Consider two multivariate polynomials with integer coefficients $P(x_1,\ldots,x_n)$ and $Q(x_1,\ldots,x_n)$.
Let's evaluate the two polynomials over all the permutations of $(x_1,\ldots,x_n)$ and multiply them together to get the simmetric polynomials $P^*(x_1,\ldots,x_n)$ and $Q^*(x_1,\ldots,x_n)$ respectively. For example with three variables we have $P^*(x_1,x_2,x_3)=P(x_1,x_2,x_3)P(x_1,x_3,x_2)P(x_2,x_1,x_3)P(x_2,x_3,x_1)P(x_3,x_1,x_2)P(x_3,x_2,x_1)$.
Is it true that:
$$P^*(x_1,\ldots,x_n) = Q^*(x_1,\ldots,x_n)$$
implies that $P(x_1,\ldots,x_n)$ is equal to $Q(x_1,\ldots,x_n)$ or $Q$ evaluated on a permutation of $(x_1,\ldots,x_n)$?
Even with this fix it's still not true. If $\sigma \in S_n$ is a permutation and $P$ is a polynomial write $\sigma(P)$ for the result of the permutation $\sigma$ applied to the polynomial $P$. The reason is that we could have two polynomials $F, G$ such that $P = FG$ while $Q = \sigma_1(F) \sigma_2(G)$ for two different permutations $\sigma_1, \sigma_2$. For an explicit example, take $n = 2, P = x_1^2, Q = x_1 x_2$.

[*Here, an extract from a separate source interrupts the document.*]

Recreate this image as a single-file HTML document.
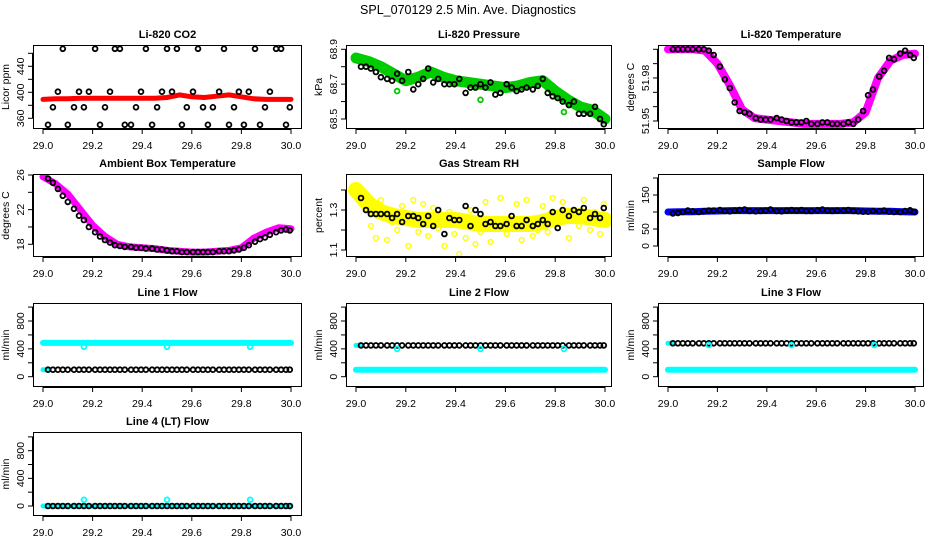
<!DOCTYPE html>
<html><head><meta charset="utf-8"><style>
html,body{margin:0;padding:0;background:#fff;}
svg{display:block;font-family:"Liberation Sans",Arial,sans-serif;}
</style></head><body>
<svg id="c" width="936" height="540" viewBox="0 0 936 540">
<text x="468" y="14" text-anchor="middle" font-size="12.5">SPL_070129  2.5 Min. Ave. Diagnostics</text>
</svg>
<script>
// ---------- data ----------
const xTicks = [29.0, 29.2, 29.4, 29.6, 29.8, 30.0];
const xTickLabels = ["29.0","29.2","29.4","29.6","29.8","30.0"];
const bandTimes = [29.0,29.05,29.1,29.15,29.2,29.25,29.3,29.35,29.4,29.45,29.5,29.55,29.6,29.65,29.7,29.75,29.8,29.85,29.9,29.95,30.0];
const ptTimes = [29.02,29.04,29.06,29.08,29.10,29.125,29.145,29.165,29.185,29.21,29.23,29.25,29.27,29.29,29.31,29.33,29.355,29.375,29.395,29.415,29.44,29.46,29.48,29.50,29.52,29.54,29.56,29.58,29.605,29.625,29.645,29.665,29.685,29.71,29.73,29.75,29.77,29.79,29.81,29.83,29.855,29.875,29.895,29.915,29.94,29.96,29.98,29.995];
const outlierTimes = [29.165, 29.5, 29.835];

const co2Band = [389,390,390,391,391,391,391,391,391,391,392,396,393,392,394,396,393,390,389,389,389];
const co2Pts = [350,377,401,467,350,377,401,377,401,467,350,377,401,467,467,350,350,377,401,467,350,377,401,467,401,467,350,377,401,467,377,350,377,401,467,350,377,401,350,401,467,350,377,401,467,467,350,377];
const presBand = [68.85,68.83,68.80,68.76,68.72,68.74,68.77,68.74,68.72,68.71,68.70,68.69,68.68,68.69,68.71,68.72,68.66,68.61,68.57,68.55,68.50];
const presPts = [68.80,68.80,68.79,68.77,68.74,68.73,68.72,68.76,68.72,68.77,68.67,68.70,68.73,68.79,68.71,68.73,68.70,68.70,68.70,68.73,68.65,68.68,68.68,68.70,68.68,68.71,68.64,68.65,68.70,68.68,68.66,68.67,68.68,68.67,68.69,68.73,68.65,68.63,68.62,68.60,68.58,68.60,68.53,68.53,68.53,68.57,68.50,68.47];
const presOut = [68.66, 68.61, 68.54];
const ltBand = [52.000,52.000,52.000,51.999,51.990,51.975,51.958,51.952,51.951,51.950,51.949,51.948,51.948,51.948,51.948,51.949,51.956,51.980,51.992,51.996,51.997];
const ltPts = [52.000,52.000,52.000,52.000,52.000,52.000,52.000,51.999,51.996,51.988,51.979,51.973,51.963,51.957,51.956,51.955,51.952,51.951,51.951,51.951,51.952,51.951,51.950,51.949,51.949,51.949,51.950,51.948,51.948,51.949,51.949,51.948,51.948,51.948,51.949,51.948,51.951,51.957,51.968,51.972,51.981,51.985,51.994,51.993,51.997,51.999,51.996,51.994];
const ambBand = [25.8,25.0,23.8,22.0,20.2,18.9,18.0,17.7,17.6,17.5,17.3,17.2,17.1,17.1,17.2,17.3,17.6,18.7,19.4,19.9,19.8];
const ambPts = [25.6,25.1,24.4,23.6,22.9,22.1,21.3,20.8,20.0,19.4,18.9,18.5,18.2,17.9,17.8,17.7,17.7,17.6,17.6,17.5,17.5,17.4,17.4,17.3,17.2,17.2,17.1,17.1,17.1,17.1,17.1,17.1,17.1,17.2,17.2,17.2,17.3,17.4,17.6,17.9,18.3,18.6,18.8,19.1,19.4,19.6,19.7,19.6];
const rhBand = [1.40,1.33,1.29,1.27,1.26,1.25,1.25,1.25,1.25,1.24,1.23,1.23,1.23,1.23,1.23,1.24,1.26,1.27,1.27,1.26,1.25];
const rhPts = [1.36,1.30,1.28,1.28,1.28,1.28,1.26,1.28,1.24,1.27,1.27,1.26,1.23,1.27,1.22,1.30,1.18,1.26,1.25,1.25,1.32,1.22,1.30,1.28,1.23,1.24,1.22,1.22,1.23,1.27,1.22,1.22,1.25,1.22,1.23,1.25,1.23,1.29,1.21,1.30,1.27,1.30,1.29,1.31,1.26,1.28,1.26,1.31];
const rhYellow = [1.34,1.38,1.22,1.16,1.35,1.15,1.24,1.20,1.32,1.12,1.35,1.19,1.33,1.17,1.31,1.21,1.12,1.29,1.18,1.08,1.16,1.30,1.13,1.19,1.34,1.14,1.21,1.36,1.18,1.24,1.33,1.15,1.35,1.17,1.20,1.32,1.19,1.36,1.23,1.34,1.16,1.30,1.22,1.35,1.20,1.29,1.18,1.33];
const sfBand = [100,101,101,102,103,104,104,104,104,104,104,104,104,104,104,104,103,102,102,101,100];
const sfPts = [96,97,100,104,102,100,102,104,104,106,103,102,104,106,107,103,102,103,104,107,103,102,104,106,104,106,103,103,105,107,104,103,104,104,106,103,102,101,101,103,102,104,101,100,100,103,105,101];
const l1Cyan = 485, l1Black = 100, l1Out = 430;
const l2Cyan = 100, l2Black = 450, l2Out = 400;
const l3Cyan = 100, l3Black = 480, l3Out = 455;
const l4Cyan = 0, l4Black = 0, l4Out = 90;

// ---------- helpers ----------
const NS = "http://www.w3.org/2000/svg";
const svg = document.getElementById("c");
function mk(tag, attrs, parent){
  const e = document.createElementNS(NS, tag);
  for (const k in attrs) e.setAttribute(k, attrs[k]);
  (parent||svg).appendChild(e);
  return e;
}
const cols = [{l:33,r:302,x0:43,x1:291},{l:346,r:612,x0:356,x1:605},{l:658,r:924,x0:668,x1:915}];
const rows = [{t:45,b:129},{t:174,b:257},{t:303,b:387},{t:432,b:516}];

function panel(cfg){
  const c = cols[cfg.col], r = rows[cfg.row];
  const g = mk("g", {});
  
  
  const xs = v => c.x0 + (v-29)*(c.x1-c.x0);
  const ys = v => cfg.ya[1] + (v-cfg.ya[0])*(cfg.yb[1]-cfg.ya[1])/(cfg.yb[0]-cfg.ya[0]);
  const clipId = "clip"+cfg.name;
  const cp = mk("clipPath", {id:clipId}, g);
  mk("rect", {x:c.l, y:r.t, width:c.r-c.l, height:r.b-r.t}, cp);
  const plot = mk("g", {"clip-path":"url(#"+clipId+")"}, g);
  (cfg.bands||[]).forEach(bd=>{
    const d = bd.x.map((t,i)=>(i?"L":"M")+xs(t).toFixed(1)+","+ys(bd.y[i]).toFixed(1)).join("");
    const p = mk("path", {d:d, fill:"none", stroke:bd.color, "stroke-width":bd.w, "stroke-linejoin":"round", "stroke-linecap":"round"}, plot);
    
    
  });
  (cfg.pts||[]).forEach(ps=>{
    ps.x.forEach((t,i)=>{
      const ci = mk("circle", {cx:xs(t).toFixed(1), cy:ys(ps.y[i]).toFixed(1), r:2.4, fill:"none", stroke:ps.color, "stroke-width":ps.sw||1.8}, plot);
      
      
    });
  });
  const bx = mk("rect", {x:c.l+0.5, y:r.t+0.5, width:c.r-c.l-1, height:r.b-r.t-1, fill:"none", stroke:"#000", "stroke-width":1}, g);
  
  
  const xa = mk("line", {x1:xs(29), x2:xs(30), y1:r.b+0.5, y2:r.b+0.5, stroke:"#000"}, g);
  
  
  xTicks.forEach((t,i)=>{
    mk("line", {x1:xs(t), x2:xs(t), y1:r.b, y2:r.b+5, stroke:"#000"}, g);
    const tx = mk("text", {x:xs(t), y:r.b+20, "text-anchor":"middle", "font-size":10.5}, g);
    tx.textContent = xTickLabels[i];
    
    
  });
  const yt = cfg.yticks;
  mk("line", {x1:c.l-0.5, x2:c.l-0.5, y1:ys(yt[0]), y2:ys(yt[yt.length-1]), stroke:"#000"}, g);
  yt.forEach(v=>{
    mk("line", {x1:c.l-5, x2:c.l, y1:ys(v), y2:ys(v), stroke:"#000"}, g);
  });
  cfg.ylabels.forEach(v=>{
    const y = ys(v), x = c.l-9;
    const tx = mk("text", {x:x, y:y, "text-anchor":"middle", "font-size":10.5, transform:"rotate(-90 "+x+" "+y+")"}, g);
    tx.textContent = cfg.fmt ? v.toFixed(cfg.fmt) : String(v);
    
    
  });
  const ylx = c.l-24, yly = (r.t+r.b)/2;
  const yl = mk("text", {x:ylx, y:yly, "text-anchor":"middle", "font-size":10.5, transform:"rotate(-90 "+ylx+" "+yly+")"}, g);
  yl.textContent = cfg.ylab;
  
  
  const ti = mk("text", {x:(c.l+c.r)/2, y:r.t-7, "text-anchor":"middle", "font-size":11, "font-weight":"bold"}, g);
  ti.textContent = cfg.title;
  
  
}
const flat = (n,v)=>Array(n).fill(v);
const flowTicks = [0,200,400,600,800,1000];

panel({name:"co2-panel", col:0,row:0,title:"Li-820 CO2",ylab:"Licor ppm",ya:[360,118.3],yb:[460,53.3],
  yticks:[360,380,400,420,440,460],ylabels:[360,400,440],
  bands:[{x:bandTimes,y:co2Band,color:"#f00",w:5,label:"co2-band"}],
  pts:[{x:ptTimes,y:co2Pts,color:"#000",label:"co2-point"}]});
panel({name:"pressure-panel", col:1,row:0,title:"Li-820 Pressure",ylab:"kPa",ya:[68.5,119],yb:[68.9,49.3],fmt:1,
  yticks:[68.5,68.6,68.7,68.8,68.9],ylabels:[68.5,68.7,68.9],
  bands:[{x:bandTimes,y:presBand,color:"#00cc00",w:11,label:"pressure-band"}],
  pts:[{x:ptTimes,y:presPts,color:"#000",label:"pressure-point"},{x:outlierTimes,y:presOut,color:"#00cc00",label:"pressure-outlier"}]});
panel({name:"li820-temp-panel", col:2,row:0,title:"Li-820 Temperature",ylab:"degrees C",ya:[51.95,121],yb:[52.00,49.3],fmt:2,
  yticks:[51.95,51.96,51.97,51.98,51.99,52.00],ylabels:[51.95,51.98],
  bands:[{x:bandTimes,y:ltBand,color:"#f0f",w:8,label:"li820-temp-band"}],
  pts:[{x:ptTimes,y:ltPts,color:"#000",label:"li820-temp-point"}]});
panel({name:"ambient-temp-panel", col:0,row:1,title:"Ambient Box Temperature",ylab:"degrees C",ya:[18,244.3],yb:[26,175],
  yticks:[18,20,22,24,26],ylabels:[18,22,26],
  bands:[{x:bandTimes,y:ambBand,color:"#f0f",w:7,label:"ambient-temp-band"}],
  pts:[{x:ptTimes,y:ambPts,color:"#000",label:"ambient-temp-point"}]});
panel({name:"rh-panel", col:1,row:1,title:"Gas Stream RH",ylab:"percent",ya:[1.1,250],yb:[1.4,190],fmt:1,
  yticks:[1.1,1.2,1.3,1.4],ylabels:[1.1,1.3],
  bands:[{x:bandTimes,y:rhBand,color:"#ffff00",w:16,label:"rh-band"}],
  pts:[{x:ptTimes,y:rhYellow,color:"#ffff00",sw:1.4,label:"rh-yellow-point"},{x:ptTimes,y:rhPts,color:"#000",label:"rh-point"}]});
panel({name:"sample-flow-panel", col:2,row:1,title:"Sample Flow",ylab:"ml/min",ya:[0,246],yb:[150,195],
  yticks:[0,50,100,150,200],ylabels:[0,50,150],
  bands:[{x:bandTimes,y:sfBand,color:"#0000ff",w:7,label:"sample-flow-band"}],
  pts:[{x:ptTimes,y:sfPts,color:"#000",label:"sample-flow-point"}]});
panel({name:"line1-flow-panel", col:0,row:2,title:"Line 1 Flow",ylab:"ml/min",ya:[0,376.7],yb:[800,321],
  yticks:flowTicks,ylabels:[0,400,800],
  bands:[{x:bandTimes,y:flat(21,l1Cyan),color:"#00ffff",w:6,label:"line1-cyan-band"},{x:[29.0,29.02],y:[l1Black,l1Black],color:"#00ffff",w:5,label:"line1-cyan-low"}],
  pts:[{x:ptTimes,y:flat(48,l1Black),color:"#000",label:"line1-point"},{x:outlierTimes,y:flat(3,l1Out),color:"#00ffff",label:"line1-outlier"}]});
panel({name:"line2-flow-panel", col:1,row:2,title:"Line 2 Flow",ylab:"ml/min",ya:[0,376.7],yb:[800,321],
  yticks:flowTicks,ylabels:[0,400,800],
  bands:[{x:bandTimes,y:flat(21,l2Cyan),color:"#00ffff",w:6,label:"line2-cyan-band"},{x:[29.0,29.02],y:[l2Black,l2Black],color:"#00ffff",w:5,label:"line2-cyan-high"}],
  pts:[{x:ptTimes,y:flat(48,l2Black),color:"#000",label:"line2-point"},{x:outlierTimes,y:flat(3,l2Out),color:"#00ffff",label:"line2-outlier"}]});
panel({name:"line3-flow-panel", col:2,row:2,title:"Line 3 Flow",ylab:"ml/min",ya:[0,376.7],yb:[800,321],
  yticks:flowTicks,ylabels:[0,400,800],
  bands:[{x:bandTimes,y:flat(21,l3Cyan),color:"#00ffff",w:6,label:"line3-cyan-band"},{x:[29.0,29.02],y:[l3Black,l3Black],color:"#00ffff",w:5,label:"line3-cyan-high"}],
  pts:[{x:ptTimes,y:flat(48,l3Black),color:"#000",label:"line3-point"},{x:outlierTimes,y:flat(3,l3Out),color:"#00ffff",label:"line3-outlier"}]});
panel({name:"line4-flow-panel", col:0,row:3,title:"Line 4 (LT) Flow",ylab:"ml/min",ya:[0,506],yb:[800,450.7],
  yticks:flowTicks,ylabels:[0,400,800],
  bands:[{x:bandTimes,y:flat(21,l4Cyan),color:"#00ffff",w:5,label:"line4-cyan-band"}],
  pts:[{x:ptTimes,y:flat(48,l4Black),color:"#000",label:"line4-point"},{x:outlierTimes,y:flat(3,l4Out),color:"#00ffff",label:"line4-outlier"}]});
</script>
</body></html>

However, the statement is true if $P$ and $Q$ are irreducible; in this case you can just consider the irreducible factorization of $P^{\ast}$ and of $Q^{\ast}$ to conclude that $P$ is a permutation of $Q$ up to possibly a multiplication by $-1$ if $n$ is even (e.g. we could have $n = 2, P = x_1, Q = -x_2$).